### TASK PROMPT:
For this exercise, repeat all of the material verbatim apart from its images.

### PROVIDED MATERIAL:

● ● ● ● ● ● ●

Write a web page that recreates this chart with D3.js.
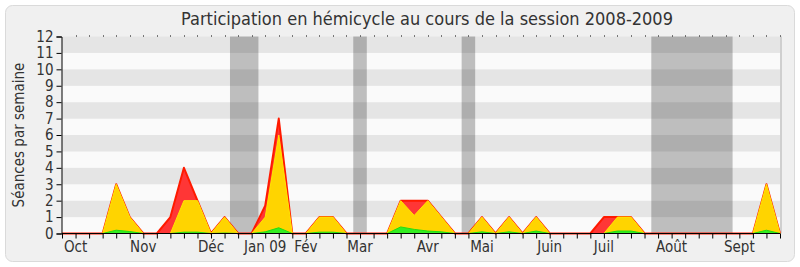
<!DOCTYPE html>
<html>
<head>
<meta charset="utf-8">
<script src="https://cdn.jsdelivr.net/npm/d3@7"></script>
<style>
  body { margin: 0; background: #fff; }
  svg { display: block; font-family: "DejaVu Sans Condensed", "Liberation Sans Narrow", "DejaVu Sans", sans-serif; font-stretch: condensed; }
</style>
</head>
<body>
<svg width="800" height="267"></svg>
<script>
"use strict";

// weekly values, session 2008-2009 (week 0 .. 53)
const presences      = [0,0,0,0,3,1,0,0,1,4,2,0,1,0,0,1.7,7,0,0,1,1,0,0,0,0,2,2,2,1,0,0,1,0,1,0,1,0,0,0,0,1,1,1,0,0,0,0,0,0,0,0,0,3,0]
const participations = [0,0,0,0,3,1,0,0,0,2,2,0,1,0,0,1,6,0,0,1,1,0,0,0,0,2,1.1,2,1,0,0,1,0,1,0,1,0,0,0,0,0,1,1,0,0,0,0,0,0,0,0,0,3,0]
const interventions  = [0,0,0,0,0.2,0.12,0,0,0,0.08,0.08,0,0.03,0,0,0.1,0.35,0,0,0.08,0.08,0,0,0,0,0.4,0.25,0.15,0.1,0,0,0.1,0,0.1,0,0.15,0,0,0,0,0,0.15,0.15,0,0,0,0,0,0,0,0,0,0.2,0]

// month labels placed at a week index
const months     = ['Oct','Nov','Déc','Jan 09','Fév','Mar','Avr','Mai','Juin','Juil','Août','Sept']
const monthWeeks = [1, 6, 11, 15, 18, 22, 27, 31, 36, 40, 45, 50]

// parliamentary breaks, in week units
const vacances = [[12.4, 14.5], [21.5, 22.5], [29.5, 30.5], [43.5, 49.5]]

const yTicks = d3.range(0, 13)

;(function() {
	const svg = d3.select('svg')
	const W = 800, H = 267
	const mL = 62, mR = 780, mT = 36.5, mB = 233.5

	svg.append('rect')
		.attr('x', 5.5).attr('y', 5.5).attr('width', W - 11).attr('height', H - 11)
		.attr('rx', 7).attr('fill', '#f0f0f0').attr('stroke', '#dadada')

	const weeks = d3.range(presences.length)
	const x = d3.scaleLinear().domain([0, weeks.length - 1]).range([mL, mR])
	const y = d3.scaleLinear().domain([0, 12]).range([mB, mT])

	// shadow on the right of the plot
	svg.append('rect')
		.attr('x', mR).attr('y', mT).attr('width', 2).attr('height', mB - mT)
		.attr('fill', '#cfcfcf')

	// horizontal bands
	svg.append('g').selectAll('rect')
		.data(d3.range(0, 12))
		.join('rect')
		.attr('x', mL).attr('width', mR - mL)
		.attr('y', d => y(d + 1)).attr('height', d => y(d) - y(d + 1))
		.attr('fill', d => d % 2 ? '#e5e5e5' : '#fafafa')

	// breaks
	svg.append('g').selectAll('rect')
		.data(vacances)
		.join('rect')
		.attr('x', d => x(d[0])).attr('width', d => x(d[1]) - x(d[0]))
		.attr('y', mT).attr('height', mB - mT)
		.attr('fill', 'rgba(0,0,0,0.24)')

	const area = vals => d3.area()
		.x((d, i) => x(i))
		.y0(y(0))
		.y1((d, i) => y(vals[i]))(weeks)
	const edge = vals => d3.line()
		.x((d, i) => x(i))
		.y((d, i) => y(vals[i]))(weeks)

	const series = [
		{vals: presences,      fill: '#ff3636', stroke: '#ff1a00', w: 2},
		{vals: participations, fill: '#ffd400', stroke: '#ffe600', w: 1},
		{vals: interventions,  fill: '#33ee22', stroke: '#22dd11', w: 1}
	]
	series.forEach(s => {
		svg.append('path').attr('d', area(s.vals)).attr('fill', s.fill)
		svg.append('path').attr('d', edge(s.vals))
			.attr('fill', 'none').attr('stroke', s.stroke)
			.attr('stroke-width', s.w).attr('stroke-linejoin', 'round')
	})

	// axes
	const yAxis = svg.append('g')
		.attr('transform', `translate(${mL - 0.5},0)`)
		.call(d3.axisLeft(y).tickValues(yTicks).tickSize(5).tickPadding(3).tickFormat(d3.format('d')))
	yAxis.attr('font-family', null).attr('font-size', null)
	yAxis.selectAll('text').attr('font-size', 15).attr('fill', '#333')
	yAxis.selectAll('line, path').attr('stroke', '#000')

	const xAxis = svg.append('g')
		.attr('transform', `translate(0,${mB})`)
		.call(d3.axisBottom(x).tickValues(weeks).tickSize(5).tickFormat(''))
	xAxis.select('.domain').remove()
	svg.append('line')
		.attr('x1', mL).attr('x2', mR).attr('y1', mB).attr('y2', mB)
		.attr('stroke', '#000')

	svg.append('g').selectAll('text')
		.data(months)
		.join('text')
		.attr('x', (d, i) => x(monthWeeks[i]))
		.attr('y', mB + 18)
		.attr('text-anchor', 'middle')
		.attr('font-size', 15)
		.attr('fill', '#333')
		.text(d => d)

	// small dots along the top edge
	svg.append('g').selectAll('rect')
		.data(weeks.slice(1))
		.join('rect')
		.attr('x', d => Math.round(x(d))).attr('y', mT - 1)
		.attr('width', 1).attr('height', 1)
		.attr('fill', '#000')

	svg.append('text')
		.attr('x', (mL + mR) / 2 + 6).attr('y', 25)
		.attr('text-anchor', 'middle')
		.attr('font-size', 18)
		.attr('fill', '#333')
		.text('Participation en hémicycle au cours de la session 2008-2009')

	svg.append('text')
		.attr('transform', `translate(24,${(mT + mB) / 2}) rotate(-90)`)
		.attr('text-anchor', 'middle')
		.attr('font-size', 15)
		.attr('fill', '#333')
		.text('Séances par semaine')
})()
</script>
</body>
</html>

● ● ● ● ● ● ●

### TASK ANSWER:
Write a web page that recreates this chart with D3.js.
<!DOCTYPE html>
<html>
<head>
<meta charset="utf-8">
<script src="https://cdn.jsdelivr.net/npm/d3@7"></script>
<style>
  body { margin: 0; background: #fff; }
  svg { display: block; font-family: "DejaVu Sans Condensed", "Liberation Sans Narrow", "DejaVu Sans", sans-serif; font-stretch: condensed; }
</style>
</head>
<body>
<svg width="800" height="267"></svg>
<script>
"use strict";

// weekly values, session 2008-2009 (week 0 .. 53)
const presences      = [0,0,0,0,3,1,0,0,1,4,2,0,1,0,0,1.7,7,0,0,1,1,0,0,0,0,2,2,2,1,0,0,1,0,1,0,1,0,0,0,0,1,1,1,0,0,0,0,0,0,0,0,0,3,0]
const participations = [0,0,0,0,3,1,0,0,0,2,2,0,1,0,0,1,6,0,0,1,1,0,0,0,0,2,1.1,2,1,0,0,1,0,1,0,1,0,0,0,0,0,1,1,0,0,0,0,0,0,0,0,0,3,0]
const interventions  = [0,0,0,0,0.2,0.12,0,0,0,0.08,0.08,0,0.03,0,0,0.1,0.35,0,0,0.08,0.08,0,0,0,0,0.4,0.25,0.15,0.1,0,0,0.1,0,0.1,0,0.15,0,0,0,0,0,0.15,0.15,0,0,0,0,0,0,0,0,0,0.2,0]

// month labels placed at a week index
const months     = ['Oct','Nov','Déc','Jan 09','Fév','Mar','Avr','Mai','Juin','Juil','Août','Sept']
const monthWeeks = [1, 6, 11, 15, 18, 22, 27, 31, 36, 40, 45, 50]

// parliamentary breaks, in week units
const vacances = [[12.4, 14.5], [21.5, 22.5], [29.5, 30.5], [43.5, 49.5]]

const yTicks = d3.range(0, 13)

;(function() {
	const svg = d3.select('svg')
	const W = 800, H = 267
	const mL = 62, mR = 780, mT = 36.5, mB = 233.5

	svg.append('rect')
		.attr('x', 5.5).attr('y', 5.5).attr('width', W - 11).attr('height', H - 11)
		.attr('rx', 7).attr('fill', '#f0f0f0').attr('stroke', '#dadada')

	const weeks = d3.range(presences.length)
	const x = d3.scaleLinear().domain([0, weeks.length - 1]).range([mL, mR])
	const y = d3.scaleLinear().domain([0, 12]).range([mB, mT])

	// shadow on the right of the plot
	svg.append('rect')
		.attr('x', mR).attr('y', mT).attr('width', 2).attr('height', mB - mT)
		.attr('fill', '#cfcfcf')

	// horizontal bands
	svg.append('g').selectAll('rect')
		.data(d3.range(0, 12))
		.join('rect')
		.attr('x', mL).attr('width', mR - mL)
		.attr('y', d => y(d + 1)).attr('height', d => y(d) - y(d + 1))
		.attr('fill', d => d % 2 ? '#e5e5e5' : '#fafafa')

	// breaks
	svg.append('g').selectAll('rect')
		.data(vacances)
		.join('rect')
		.attr('x', d => x(d[0])).attr('width', d => x(d[1]) - x(d[0]))
		.attr('y', mT).attr('height', mB - mT)
		.attr('fill', 'rgba(0,0,0,0.24)')

	const area = vals => d3.area()
		.x((d, i) => x(i))
		.y0(y(0))
		.y1((d, i) => y(vals[i]))(weeks)
	const edge = vals => d3.line()
		.x((d, i) => x(i))
		.y((d, i) => y(vals[i]))(weeks)

	const series = [
		{vals: presences,      fill: '#ff3636', stroke: '#ff1a00', w: 2},
		{vals: participations, fill: '#ffd400', stroke: '#ffe600', w: 1},
		{vals: interventions,  fill: '#33ee22', stroke: '#22dd11', w: 1}
	]
	series.forEach(s => {
		svg.append('path').attr('d', area(s.vals)).attr('fill', s.fill)
		svg.append('path').attr('d', edge(s.vals))
			.attr('fill', 'none').attr('stroke', s.stroke)
			.attr('stroke-width', s.w).attr('stroke-linejoin', 'round')
	})

	// axes
	const yAxis = svg.append('g')
		.attr('transform', `translate(${mL - 0.5},0)`)
		.call(d3.axisLeft(y).tickValues(yTicks).tickSize(5).tickPadding(3).tickFormat(d3.format('d')))
	yAxis.attr('font-family', null).attr('font-size', null)
	yAxis.selectAll('text').attr('font-size', 15).attr('fill', '#333')
	yAxis.selectAll('line, path').attr('stroke', '#000')

	const xAxis = svg.append('g')
		.attr('transform', `translate(0,${mB})`)
		.call(d3.axisBottom(x).tickValues(weeks).tickSize(5).tickFormat(''))
	xAxis.select('.domain').remove()
	svg.append('line')
		.attr('x1', mL).attr('x2', mR).attr('y1', mB).attr('y2', mB)
		.attr('stroke', '#000')

	svg.append('g').selectAll('text')
		.data(months)
		.join('text')
		.attr('x', (d, i) => x(monthWeeks[i]))
		.attr('y', mB + 18)
		.attr('text-anchor', 'middle')
		.attr('font-size', 15)
		.attr('fill', '#333')
		.text(d => d)

	// small dots along the top edge
	svg.append('g').selectAll('rect')
		.data(weeks.slice(1))
		.join('rect')
		.attr('x', d => Math.round(x(d))).attr('y', mT - 1)
		.attr('width', 1).attr('height', 1)
		.attr('fill', '#000')

	svg.append('text')
		.attr('x', (mL + mR) / 2 + 6).attr('y', 25)
		.attr('text-anchor', 'middle')
		.attr('font-size', 18)
		.attr('fill', '#333')
		.text('Participation en hémicycle au cours de la session 2008-2009')

	svg.append('text')
		.attr('transform', `translate(24,${(mT + mB) / 2}) rotate(-90)`)
		.attr('text-anchor', 'middle')
		.attr('font-size', 15)
		.attr('fill', '#333')
		.text('Séances par semaine')
})()
</script>
</body>
</html>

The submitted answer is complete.